- Location: Lakeland, Florida
- Coordinates: 27°58′43″N 81°54′08″W﻿ / ﻿27.9785°N 81.9023°W
- Lake type: natural freshwater lake
- Basin countries: United States
- Max. length: 1.04-mile (1.67 km)
- Max. width: 0.56-mile (0.90 km)
- Surface area: 268 acres (108 ha)
- Average depth: 4 ft (1 m)
- Max. depth: 7 ft (2 m)
- Water volume: 329,100,230 US gallons (1.2457799×10^{9} L)
- Surface elevation: 89 feet (27 m)
- Islands: numerous islets along coasts

= Banana Lake =

Banana Lake or is a 268 acre natural freshwater lake in southeast Lakeland, Florida. Before 1860 this lake was called Mud Lake. A family homesteaded at the lake and planted bananas, amongst other types of fruit. By 1890 the lake was known by its current name. Banana Lake is in a suburban area. Residential areas and agricultural areas surround it. To the southwest 200 ft is Little Banana Lake. Lake Stahl is 400 ft to the northwest. Just to the north of Lake Stahl is the Sanlan Golf Course, which also borders Banana Lake.

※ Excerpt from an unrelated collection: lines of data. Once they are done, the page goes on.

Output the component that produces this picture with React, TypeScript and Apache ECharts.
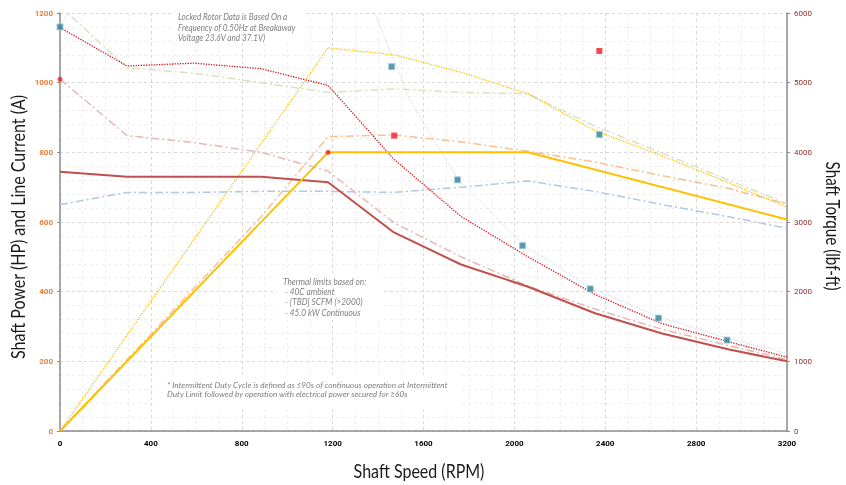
import React, { useEffect, useRef } from "react";
import * as echarts from "echarts";

// Shaft speed (RPM) sample points
const speedsFull = [0, 295, 590, 885, 1180, 1470, 1765, 2060, 2355, 2650, 2945, 3200];
// Torque series (right axis, lbf-ft)
const torqueContinuous = [3720, 3650, 3650, 3650, 3570, 2850, 2390, 2070, 1690, 1400, 1170, 1000];
const torqueIntermittent = [5790, 5240, 5280, 5200, 4960, 3900, 3080, 2500, 1960, 1540, 1280, 1060];
const torqueDashDot = [5050, 4240, 4140, 4000, 3730, 2990, 2500, 2080, 1750, 1460, 1225, 1025];
// Current series (left axis, A)
const currentGreen = [1220, 1043, 1027, 1000, 972, 982, 972, 968, 875, 798, 720, 652];
const currentBlue = [650, 685, 685, 688, 688, 685, 700, 718, 688, 650, 615, 582];
// Power series (left axis, HP)
const powerContSpeeds = [0, 1180, 2060, 3200];
const powerCont = [0, 800, 800, 607];
const powerIntSpeeds = [0, 1180, 1470, 1765, 2060, 2355, 2650, 2945, 3200];
const powerInt = [0, 1100, 1080, 1030, 968, 862, 790, 712, 643];
const powerPeachSpeeds = [0, 885, 1180, 1470, 1765, 2060, 2355, 2650, 2945, 3200];
const powerPeach = [0, 615, 845, 850, 830, 803, 772, 733, 696, 652];
// Locked rotor fit (right axis), null = gap
const lockedSpeeds = [0, 100, 700, 1300, 1540, 1750, 2040, 2336, 2636, 2936, 3200];
const lockedTorque = [5800, 6400, null, 6700, 4750, 3620, 2670, 2060, 1640, 1330, 1115];
// Test points (right axis)
const testSpeeds = [0, 1460, 1750, 2036, 2334, 2634, 2936, 2374];
const testTorque = [5800, 5230, 3605, 2660, 2040, 1620, 1305, 4255];
// Red markers (left axis)
const redSquareSpeeds = [1471, 2374];
const redSquareValues = [848, 1091];
const redDotSpeeds = [0, 1180];
const redDotValues = [1010, 800];

const xTicks = { min: 0, max: 3200, interval: 400 };
const leftTicks = { min: 0, max: 1200, interval: 200 };
const rightTicks = { min: 0, max: 6000, interval: 1000 };

const zip = (xs: number[], ys: (number | null)[]) =>
  xs.map((x, i) => [x, ys[i] === null ? "-" : ys[i]]);

const dashDot = [8, 3, 2, 3];
const plain = (v: number) => String(v);

export default function App() {
  const ref = useRef<HTMLDivElement>(null);
  useEffect(() => {
    if (!ref.current) return;
    const chart = echarts.init(ref.current, undefined, { renderer: "svg" });
    const gridLine = { color: "#D9D9D9", type: [3, 3], width: 1 };
    const minorLine = { color: "#EEEEEE", type: [3, 3], width: 1 };
    const axisLineStyle = { color: "#8C8C8C", width: 1.5 };
    const lineSeries = (name: string, data: any[], color: string, width: number, type: any, yAxisIndex = 0) => ({
      name,
      type: "line",
      data,
      yAxisIndex,
      symbol: "none",
      showSymbol: false,
      clip: true,
      lineStyle: { color, width, type },
      z: 2,
    });
    const annotationStyle = {
      fontFamily: "Lato",
      fontStyle: "italic",
      fill: "#808080",
    };
    chart.setOption({
      animation: false,
      grid: { left: 60, right: 59, top: 13, bottom: 54, outerBoundsMode: "none" },
      xAxis: {
        type: "value",
        ...xTicks,
        axisLine: { show: true, lineStyle: axisLineStyle },
        axisTick: { show: false },
        minorTick: { show: false, splitNumber: 4 },
        splitLine: { show: true, lineStyle: gridLine },
        minorSplitLine: { show: true, lineStyle: minorLine },
        axisLabel: { color: "#000", fontWeight: "bold", fontSize: 8, fontFamily: "Roboto", margin: 8, formatter: plain },
      },
      yAxis: [
        {
          type: "value",
          ...leftTicks,
          position: "left",
          axisLine: { show: true, lineStyle: axisLineStyle },
          axisTick: { show: true, length: 3, lineStyle: { color: "#8C8C8C" } },
          minorTick: { show: false, splitNumber: 5 },
          splitLine: { show: true, lineStyle: gridLine },
          minorSplitLine: { show: true, lineStyle: minorLine },
          axisLabel: { color: "#EE7D31", fontWeight: "bold", fontSize: 8, fontFamily: "Roboto", margin: 7, formatter: plain },
        },
        {
          type: "value",
          ...rightTicks,
          position: "right",
          axisLine: { show: true, lineStyle: axisLineStyle },
          axisTick: { show: true, length: 3, lineStyle: { color: "#8C8C8C" } },
          splitLine: { show: false },
          axisLabel: { color: "#8E2F2C", fontSize: 8, fontFamily: "Roboto", margin: 7, formatter: plain },
        },
      ],
      series: [
        lineSeries("Current (blue)", zip(speedsFull, currentBlue), "#B3C8E2", 1.5, dashDot),
        lineSeries("Current (green)", zip(speedsFull, currentGreen), "#D7E4BD", 1.5, dashDot),
        lineSeries("Power (peach)", zip(powerPeachSpeeds, powerPeach), "#FAC090", 1.5, dashDot),
        lineSeries("Torque (pink)", zip(speedsFull, torqueDashDot), "#E6B9B8", 1.5, dashDot, 1),
        lineSeries("Locked rotor fit", zip(lockedSpeeds, lockedTorque), "#C9D7E8", 1, "dotted", 1),
        lineSeries("Intermittent torque", zip(speedsFull, torqueIntermittent), "#D9141A", 1.3, "dotted", 1),
        lineSeries("Intermittent power", zip(powerIntSpeeds, powerInt), "#FFC000", 1.3, "dotted"),
        lineSeries("Continuous torque", zip(speedsFull, torqueContinuous), "#C0504D", 2, "solid", 1),
        lineSeries("Continuous power", zip(powerContSpeeds, powerCont), "#FFC000", 2, "solid"),
        {
          name: "Test data",
          type: "scatter",
          yAxisIndex: 1,
          data: zip(testSpeeds, testTorque),
          symbol: "rect",
          symbolSize: 6,
          itemStyle: { color: "#2F7F99", borderColor: "#9CC8D8", borderWidth: 1 },
          z: 4,
        },
        {
          name: "Red squares",
          type: "scatter",
          data: zip(redSquareSpeeds, redSquareValues),
          symbol: "rect",
          symbolSize: 6,
          itemStyle: { color: "#EE1C24" },
          z: 4,
        },
        {
          name: "Red dots",
          type: "scatter",
          data: zip(redDotSpeeds, redDotValues),
          symbol: "circle",
          symbolSize: 5,
          itemStyle: { color: "#EE1C24" },
          z: 4,
        },
      ],
      graphic: [
        { type: "rect", shape: { x: 172, y: 7, width: 134, height: 36 }, style: { fill: "#fff" }, z: 1 },
        {
          type: "text",
          x: 178,
          y: 11.3,
          scaleX: 0.9,
          z: 5,
          style: {
            ...annotationStyle,
            text: "Locked Rotor Data is Based On a\nFrequency of 0.50Hz at Breakaway\nVoltage 23.6V and 37.1V)",
            fontSize: 9,
            lineHeight: 10.8,
          },
        },
        { type: "rect", shape: { x: 277, y: 273, width: 106, height: 47 }, style: { fill: "#fff" }, z: 1 },
        {
          type: "text",
          x: 283,
          y: 275.8,
          scaleX: 0.92,
          z: 5,
          style: {
            ...annotationStyle,
            text: "Thermal limits based on:\n - 40C ambient\n - [TBD] SCFM (>2000)\n - 45.0 kW Continuous",
            fontSize: 9,
            lineHeight: 10.4,
          },
        },
        { type: "rect", shape: { x: 155, y: 375, width: 307, height: 32 }, style: { fill: "#fff" }, z: 1 },
        {
          type: "text",
          x: 167,
          y: 380,
          scaleX: 0.96,
          z: 5,
          style: {
            ...annotationStyle,
            text: "* Intermittent Duty Cycle is defined as \u226490s of continuous operation at Intermittent\nDuty Limit followed by operation with electrical power secured for \u226560s",
            fontSize: 8.5,
            lineHeight: 9.6,
          },
        },
        {
          type: "text",
          x: 17,
          y: 227,
          rotation: Math.PI / 2,
          scaleX: 0.8,
          z: 5,
          style: {
            text: "Shaft Power (HP) and Line Current (A)",
            fontFamily: "Lato",
            fontSize: 20,
            fill: "#1A1A1A",
            textAlign: "center",
            textVerticalAlign: "middle",
          },
        },
        {
          type: "text",
          x: 833,
          y: 226,
          rotation: -Math.PI / 2,
          scaleX: 0.8,
          z: 5,
          style: {
            text: "Shaft Torque (lbf-ft)",
            fontFamily: "Lato",
            fontSize: 19,
            fill: "#1A1A1A",
            textAlign: "center",
            textVerticalAlign: "middle",
          },
        },
        {
          type: "text",
          x: 419,
          y: 470,
          scaleX: 0.8,
          z: 5,
          style: {
            text: "Shaft Speed (RPM)",
            fontFamily: "Lato",
            fontSize: 20,
            fill: "#1A1A1A",
            textAlign: "center",
            textVerticalAlign: "middle",
          },
        },
      ],
    });
    return () => chart.dispose();
  }, []);
  return <div ref={ref} style={{ position: "fixed", left: 0, top: 0, width: 846, height: 485 }} />;
}
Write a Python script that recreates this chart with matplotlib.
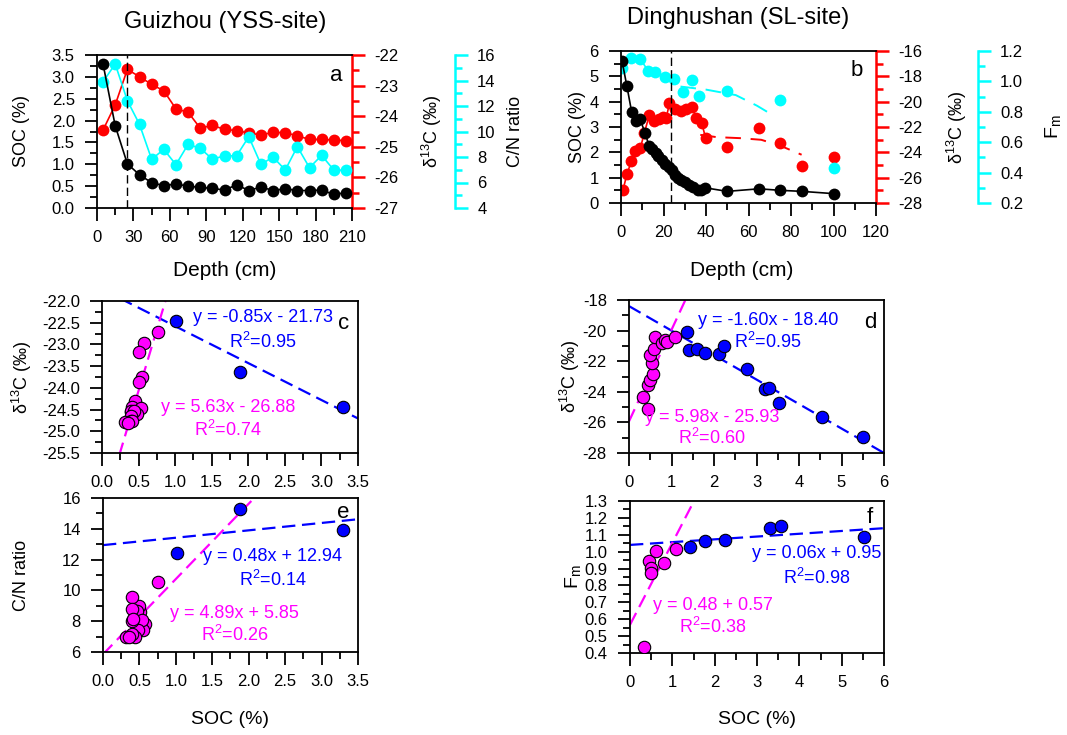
import matplotlib
matplotlib.use("Agg")
import matplotlib.pyplot as plt
import numpy as np
from matplotlib.ticker import MultipleLocator, FormatStrFormatter

plt.rcParams['font.family'] = ['Liberation Sans', 'DejaVu Sans']
plt.rcParams['mathtext.fontset'] = 'custom'
plt.rcParams['mathtext.rm'] = 'Liberation Sans'
plt.rcParams['mathtext.it'] = 'Liberation Sans:italic'
plt.rcParams['mathtext.default'] = 'regular'
plt.rcParams['axes.unicode_minus'] = False
plt.rcParams['font.size'] = 12

# --- Guizhou (YSS-site) profile, panel a (c and e reuse it) ---
depth_a = [5, 15, 25, 35, 45, 55, 65, 75, 85, 95, 105, 115, 125, 135, 145,
           155, 165, 175, 185, 195, 205]
soc_a = [3.29, 1.88, 1.01, 0.76, 0.58, 0.51, 0.55, 0.50, 0.47, 0.45, 0.41,
         0.53, 0.40, 0.48, 0.40, 0.44, 0.40, 0.40, 0.41, 0.31, 0.35]
d13c_a = [-24.45, -23.63, -22.47, -22.71, -22.96, -23.17, -23.76, -23.87,
          -24.39, -24.30, -24.43, -24.47, -24.55, -24.61, -24.53, -24.54,
          -24.64, -24.76, -24.76, -24.78, -24.80]
cn_a = [13.91, 15.29, 12.42, 10.56, 7.82, 8.60, 7.40, 8.99, 8.68, 7.84, 8.08,
        8.10, 9.59, 7.42, 8.00, 6.98, 8.81, 7.16, 8.13, 6.98, 6.95]
n_top_a = 3          # samples above the dashed line (blue in c, e)
split_a = 25

# --- Dinghushan (SL-site) profile, panel b ---
depth_b_soc = [0.5, 2.8, 5.0, 7.0, 9.0, 11.3, 13.2, 14.8, 16.4, 17.6, 19.2,
               20.8, 22.4, 23.9, 25.4, 26.9, 28.4, 30.2, 31.8, 33.9, 36.0,
               37.6, 39.6, 50, 65, 75, 85, 100]
soc_b = [5.6, 4.6, 3.6, 3.25, 3.3, 2.77, 2.26, 2.14, 1.97, 1.84, 1.68, 1.55,
         1.44, 1.29, 1.12, 0.98, 0.89, 0.81, 0.72, 0.62, 0.53, 0.52, 0.60,
         0.46, 0.56, 0.50, 0.46, 0.37]
depth_b_d13c = [1, 2.8, 4.9, 6.8, 9.1, 11.0, 13.3, 15.4, 17.8, 19.8, 21.3,
                22.8, 25.6, 28.0, 30.7, 33.2, 35.5, 38.0, 39.8, 50, 65, 75,
                85, 100]
d13c_b = [-26.95, -25.7, -24.72, -23.86, -23.68, -22.45, -21.08, -21.5,
          -21.36, -21.2, -21.3, -20.1, -20.55, -20.7, -20.6, -20.45, -21.25,
          -21.7, -22.85, -23.55, -22.1, -23.3, -25.1, -24.35]
n_line_d13c_b = 19
depth_b_fm = [0.5, 4.9, 9.1, 12.7, 16.2, 20.6, 24.9, 29.1, 33.2, 36.9, 50,
              75, 100]
fm_b = [1.088, 1.154, 1.147, 1.071, 1.060, 1.031, 1.016, 0.929, 1.010, 0.906,
        0.939, 0.878, 0.432]
n_line_fm_b = 7
trend_depth_d13c = [37.3, 45, 56, 66, 75, 85]
trend_d13c = [-22.62, -22.80, -22.88, -23.01, -23.48, -24.19]
trend_depth_fm = [28, 40, 54, 64, 72]
trend_fm = [0.966, 0.946, 0.91, 0.84, 0.773]
split_b = 23.3

# --- panel d / f scatter (SOC vs d13C, SOC vs Fm) ---
soc_d_blue = [1.36, 1.41, 1.61, 1.79, 2.12, 2.24, 2.77, 3.20, 3.29, 3.53, 4.53, 5.51]
d13c_d_blue = [-20.07, -21.28, -21.17, -21.45, -21.54, -21.01, -22.48, -23.83,
               -23.72, -24.72, -25.64, -26.95]
soc_d_mag = [0.33, 0.45, 0.45, 0.49, 0.56, 0.53, 0.49, 0.59, 0.61, 0.77, 0.85, 0.90, 1.08]
d13c_d_mag = [-24.33, -25.10, -23.57, -23.24, -22.85, -22.10, -21.60, -21.23,
              -20.45, -20.79, -20.62, -20.73, -20.45]
soc_f_blue = [1.42, 1.77, 2.24, 3.31, 3.56, 5.53]
fm_f_blue = [1.029, 1.062, 1.068, 1.141, 1.151, 1.088]
soc_f_mag = [0.33, 0.46, 0.49, 0.49, 0.61, 0.80, 1.09]
fm_f_mag = [0.433, 0.944, 0.901, 0.876, 1.005, 0.935, 1.015]

# regression lines (slope, intercept) as drawn
fit_c = [(-0.85, -21.73), (5.63, -26.88)]
fit_d = [(-1.60, -18.40), (5.98, -25.93)]
fit_e = [(0.48, 12.94), (4.89, 5.85)]
fit_f = [(0.0165, 1.04), (0.485, 0.567)]

BLUE = '#0000ff'
MAG = '#ff00ff'
CYAN = '#00ffff'
RED = '#ff0000'

W, H = 1067, 735
fig = plt.figure(figsize=(W / 100, H / 100), dpi=100)


def box(l, t, r, b):
    return [l / W, 1 - b / H, (r - l) / W, (b - t) / H]


def ftext(px, py, s, **kw):
    kw.setdefault('ha', 'center')
    kw.setdefault('va', 'center')
    fig.text(px / W, 1 - py / H, s, **kw)


def style(ax, xmaj, xmin, ymaj, ymin, xfmt, yfmt):
    ax.xaxis.set_major_locator(MultipleLocator(xmaj))
    ax.xaxis.set_minor_locator(MultipleLocator(xmin))
    ax.yaxis.set_major_locator(MultipleLocator(ymaj))
    ax.yaxis.set_minor_locator(MultipleLocator(ymin))
    ax.xaxis.set_major_formatter(FormatStrFormatter(xfmt))
    ax.yaxis.set_major_formatter(FormatStrFormatter(yfmt))
    ax.tick_params(which='major', direction='out', length=9, width=1.3,
                   pad=7, labelsize=12)
    ax.tick_params(which='minor', direction='out', length=5, width=1.3)
    ax.tick_params(which='both', top=False, right=False)
    for s in ax.spines.values():
        s.set_linewidth(1.3)


def right_axis(ax, color, offset, lim, maj, mnr, fmt):
    tw = ax.twinx()
    tw.set_ylim(*lim)
    tw.yaxis.set_major_locator(MultipleLocator(maj))
    tw.yaxis.set_minor_locator(MultipleLocator(mnr))
    tw.yaxis.set_major_formatter(FormatStrFormatter(fmt))
    for k in ['top', 'left', 'bottom']:
        tw.spines[k].set_visible(False)
    tw.spines['right'].set_position(('axes', offset))
    tw.spines['right'].set_color(color)
    tw.spines['right'].set_linewidth(1.8)
    tw.tick_params(which='major', direction='out', length=9, width=1.8,
                   color=color, pad=7, labelsize=12)
    tw.tick_params(which='minor', direction='out', length=5, width=1.8,
                   color=color)
    return tw


mk = dict(marker='o', ms=8.5, mec='none')

# ---------------- panel a ----------------
ax = fig.add_axes(box(97, 55, 352, 208))
style(ax, 30, 15, 0.5, 0.25, '%d', '%.1f')
ax.spines['right'].set_visible(False)
ax.set_xlim(0, 210)
ax.set_ylim(0, 3.5)
ax.axvline(split_a, color='k', ls=(0, (6, 3)), lw=1.0)
axr = right_axis(ax, RED, 1.0, (-27, -22), 1, 0.5, '%d')
axc = right_axis(ax, CYAN, 1.404, (4, 16), 2, 1, '%d')
axc.plot(depth_a, cn_a, color=CYAN, lw=1.2, mfc=CYAN, **mk)
axr.plot(depth_a, d13c_a, color=RED, lw=1.2, mfc=RED, **mk)
ax.set_zorder(axc.get_zorder() + 1)
ax.patch.set_visible(False)
ax.plot(depth_a, soc_a, color='k', lw=1.2, mfc='k', **mk)
ax.text(197, 3.04, 'a', fontsize=16, ha='center', va='center')

# ---------------- panel b ----------------
bx = fig.add_axes(box(621, 51, 876, 203))
style(bx, 20, 10, 1, 0.5, '%d', '%d')
bx.spines['right'].set_visible(False)
bx.set_xlim(0, 120)
bx.set_ylim(0, 6)
bx.axvline(split_b, color='k', ls=(0, (6, 3)), lw=1.0)
bxr = right_axis(bx, RED, 1.0, (-28, -16), 2, 1, '%d')
bxc = right_axis(bx, CYAN, 1.40, (0.2, 1.2), 0.2, 0.1, '%.1f')
bxc.plot(depth_b_fm[:n_line_fm_b], fm_b[:n_line_fm_b], color=CYAN, lw=1.2)
bxc.plot(trend_depth_fm, trend_fm, color=CYAN, lw=1.4, ls=(0, (8, 5)))
bxc.plot(depth_b_fm, fm_b, ls='none', mfc=CYAN, **mk)
bxr.plot(depth_b_d13c[:n_line_d13c_b], d13c_b[:n_line_d13c_b], color=RED, lw=1.2)
bxr.plot(trend_depth_d13c, trend_d13c, color=RED, lw=1.4, ls=(0, (8, 5)))
bxr.plot(depth_b_d13c, d13c_b, ls='none', mfc=RED, **mk)
bx.set_zorder(bxc.get_zorder() + 1)
bx.patch.set_visible(False)
bx.plot(depth_b_soc, soc_b, color='k', lw=1.2, mfc='k', **mk)
bx.text(111, 5.25, 'b', fontsize=16, ha='center', va='center')

# ---------------- scatter panels ----------------
sc = dict(s=80, edgecolors='k', linewidths=0.8, zorder=3)
dash = dict(lw=1.6, ls=(0, (6, 3)), zorder=2)


def scatter_panel(rect, xlim, ylim, xt, yt, xfmt, yfmt, blue, mag, fits, letter,
                  letter_xy, txt_blue, txt_mag):
    a = fig.add_axes(box(*rect))
    style(a, xt[0], xt[1], yt[0], yt[1], xfmt, yfmt)
    a.set_xlim(*xlim)
    a.set_ylim(*ylim)
    xx = np.linspace(xlim[0], xlim[1], 200)
    a.plot(xx, fits[0][0] * xx + fits[0][1], color=BLUE, **dash)
    a.plot(xx, fits[1][0] * xx + fits[1][1], color=MAG, **dash)
    a.scatter(blue[0], blue[1], c=BLUE, **sc)
    a.scatter(mag[0], mag[1], c=MAG, **sc)
    a.text(*letter_xy, letter, fontsize=16, ha='center', va='center')
    for (x, y, s) in txt_blue:
        a.text(x, y, s, color=BLUE, fontsize=13, ha='center', va='center')
    for (x, y, s) in txt_mag:
        a.text(x, y, s, color=MAG, fontsize=13, ha='center', va='center')
    return a


scatter_panel((102, 301, 358, 453), (0, 3.5), (-25.5, -22), (0.5, 0.25), (0.5, 0.25),
              '%.1f', '%.1f',
              (soc_a[:n_top_a], d13c_a[:n_top_a]), (soc_a[n_top_a:], d13c_a[n_top_a:]),
              fit_c, 'c', (3.30, -22.51),
              [(2.20, -22.37, 'y = -0.85x - 21.73'), (2.20, -22.94, 'R$^2$=0.95')],
              [(1.72, -24.46, 'y = 5.63x - 26.88'), (1.72, -24.97, 'R$^2$=0.74')])

scatter_panel((103, 498, 358, 652), (0, 3.5), (6, 16), (0.5, 0.25), (2, 1),
              '%.1f', '%d',
              (soc_a[:n_top_a], cn_a[:n_top_a]), (soc_a[n_top_a:], cn_a[n_top_a:]),
              fit_e, 'e', (3.29, 15.09),
              [(2.33, 12.17, 'y = 0.48x + 12.94'), (2.33, 10.68, 'R$^2$=0.14')],
              [(1.81, 8.53, 'y = 4.89x + 5.85'), (1.81, 7.10, 'R$^2$=0.26')])

scatter_panel((629, 300, 884, 453), (0, 6), (-28, -18), (1, 0.5), (2, 1),
              '%d', '%d',
              (soc_d_blue, d13c_d_blue), (soc_d_mag, d13c_d_mag),
              fit_d, 'd', (5.67, -19.44),
              [(3.27, -19.31, 'y = -1.60x - 18.40'), (3.27, -20.75, 'R$^2$=0.95')],
              [(1.95, -25.66, 'y = 5.98x - 25.93'), (1.95, -27.04, 'R$^2$=0.60')])

scatter_panel((630, 501, 884, 653), (0, 6), (0.4, 1.3), (1, 0.5), (0.1, 0.05),
              '%d', '%.1f',
              (soc_f_blue, fm_f_blue), (soc_f_mag, fm_f_mag),
              fit_f, 'f', (5.67, 1.205),
              [(4.42, 0.992, 'y = 0.06x + 0.95'), (4.42, 0.844, 'R$^2$=0.98')],
              [(1.96, 0.684, 'y = 0.48 + 0.57'), (1.96, 0.554, 'R$^2$=0.38')])

# ---------------- labels ----------------
d13 = '$\\delta^{13}$C (‰)'
ftext(225, 22, 'Guizhou (YSS-site)', fontsize=17)
ftext(738, 18, 'Dinghushan (SL-site)', fontsize=17)
ftext(22, 131, 'SOC (%)', fontsize=13, rotation=90)
ftext(432, 131, d13, fontsize=13, rotation=90)
ftext(515, 131, 'C/N ratio', fontsize=13, rotation=90)
ftext(225, 270, 'Depth (cm)', fontsize=15)
ftext(577, 127, 'SOC (%)', fontsize=13, rotation=90)
ftext(957, 127, d13, fontsize=13, rotation=90)
ftext(1053, 127, 'F$_m$', fontsize=14, rotation=90)
ftext(742, 270, 'Depth (cm)', fontsize=15)
ftext(22, 377, d13, fontsize=13, rotation=90)
ftext(22, 575, 'C/N ratio', fontsize=13, rotation=90)
ftext(570, 376, d13, fontsize=13, rotation=90)
ftext(573, 577, 'F$_m$', fontsize=14, rotation=90)
ftext(230, 720, 'SOC (%)', fontsize=14)
ftext(757, 720, 'SOC (%)', fontsize=14)

fig.savefig('out.png', dpi=100)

On the south shore of the lake is Banana Lake Park, which has an address of 5002 Tillery Road. This park contains picnic shelters and tables, a paved walking trail, restrooms, a playground, a boat ramp and a fishing pier. A parking lot is at the west side of the park. Boats can reach Lake Stahl via a canal that connects the two lakes.